- _REQUIRED WORK_: Could the lines from the start of the data through the line with "ax.bar(x + (i" be set down exactly, with no pictures among them?

- _MATERIAL_:
====

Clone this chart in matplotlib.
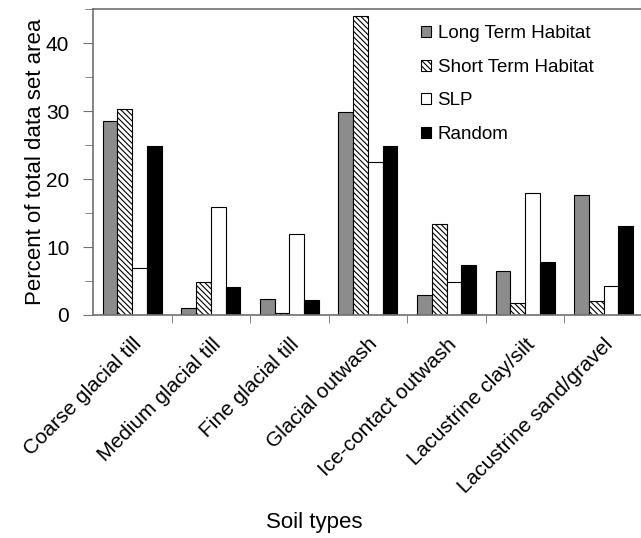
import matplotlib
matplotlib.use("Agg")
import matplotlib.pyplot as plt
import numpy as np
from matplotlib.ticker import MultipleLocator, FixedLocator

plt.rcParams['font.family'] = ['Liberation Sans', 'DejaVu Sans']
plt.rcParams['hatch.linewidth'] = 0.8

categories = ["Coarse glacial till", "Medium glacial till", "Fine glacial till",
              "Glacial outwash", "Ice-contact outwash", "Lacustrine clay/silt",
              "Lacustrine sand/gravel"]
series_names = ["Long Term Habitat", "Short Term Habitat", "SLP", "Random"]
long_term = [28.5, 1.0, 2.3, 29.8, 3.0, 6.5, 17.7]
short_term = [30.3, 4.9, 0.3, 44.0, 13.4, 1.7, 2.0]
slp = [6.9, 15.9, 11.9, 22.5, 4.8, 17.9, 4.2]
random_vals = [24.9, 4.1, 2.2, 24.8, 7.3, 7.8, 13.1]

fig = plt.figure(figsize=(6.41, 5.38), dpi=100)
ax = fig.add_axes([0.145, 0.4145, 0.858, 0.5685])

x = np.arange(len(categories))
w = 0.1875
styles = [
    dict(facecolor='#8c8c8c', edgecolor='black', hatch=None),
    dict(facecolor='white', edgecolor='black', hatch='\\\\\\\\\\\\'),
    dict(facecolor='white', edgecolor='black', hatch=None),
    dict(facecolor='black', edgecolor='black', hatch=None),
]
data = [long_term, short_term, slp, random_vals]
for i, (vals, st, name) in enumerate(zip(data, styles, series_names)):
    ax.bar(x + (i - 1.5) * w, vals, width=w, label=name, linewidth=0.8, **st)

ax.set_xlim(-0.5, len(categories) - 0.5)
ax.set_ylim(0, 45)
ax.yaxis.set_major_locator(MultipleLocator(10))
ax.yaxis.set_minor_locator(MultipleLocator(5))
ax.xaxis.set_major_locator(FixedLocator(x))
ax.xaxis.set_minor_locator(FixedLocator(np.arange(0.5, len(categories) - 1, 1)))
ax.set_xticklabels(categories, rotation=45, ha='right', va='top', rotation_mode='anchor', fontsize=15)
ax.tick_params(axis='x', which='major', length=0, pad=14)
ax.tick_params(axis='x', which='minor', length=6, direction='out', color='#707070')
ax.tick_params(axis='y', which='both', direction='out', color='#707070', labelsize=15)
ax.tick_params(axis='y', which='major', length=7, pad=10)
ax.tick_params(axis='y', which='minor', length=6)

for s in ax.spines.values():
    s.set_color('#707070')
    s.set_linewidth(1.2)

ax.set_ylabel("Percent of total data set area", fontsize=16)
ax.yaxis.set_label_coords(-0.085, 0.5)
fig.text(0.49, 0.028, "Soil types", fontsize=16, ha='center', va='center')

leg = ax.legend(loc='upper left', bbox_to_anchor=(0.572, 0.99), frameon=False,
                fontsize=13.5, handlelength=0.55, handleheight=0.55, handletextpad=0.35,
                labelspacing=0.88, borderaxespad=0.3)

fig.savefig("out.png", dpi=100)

====

- _SOLUTION TO THE EXERCISE_:
Clone this chart in matplotlib.
import matplotlib
matplotlib.use("Agg")
import matplotlib.pyplot as plt
import numpy as np
from matplotlib.ticker import MultipleLocator, FixedLocator

plt.rcParams['font.family'] = ['Liberation Sans', 'DejaVu Sans']
plt.rcParams['hatch.linewidth'] = 0.8

categories = ["Coarse glacial till", "Medium glacial till", "Fine glacial till",
              "Glacial outwash", "Ice-contact outwash", "Lacustrine clay/silt",
              "Lacustrine sand/gravel"]
series_names = ["Long Term Habitat", "Short Term Habitat", "SLP", "Random"]
long_term = [28.5, 1.0, 2.3, 29.8, 3.0, 6.5, 17.7]
short_term = [30.3, 4.9, 0.3, 44.0, 13.4, 1.7, 2.0]
slp = [6.9, 15.9, 11.9, 22.5, 4.8, 17.9, 4.2]
random_vals = [24.9, 4.1, 2.2, 24.8, 7.3, 7.8, 13.1]

fig = plt.figure(figsize=(6.41, 5.38), dpi=100)
ax = fig.add_axes([0.145, 0.4145, 0.858, 0.5685])

x = np.arange(len(categories))
w = 0.1875
styles = [
    dict(facecolor='#8c8c8c', edgecolor='black', hatch=None),
    dict(facecolor='white', edgecolor='black', hatch='\\\\\\\\\\\\'),
    dict(facecolor='white', edgecolor='black', hatch=None),
    dict(facecolor='black', edgecolor='black', hatch=None),
]
data = [long_term, short_term, slp, random_vals]
for i, (vals, st, name) in enumerate(zip(data, styles, series_names)):
    ax.bar(x + (i - 1.5) * w, vals, width=w, label=name, linewidth=0.8, **st)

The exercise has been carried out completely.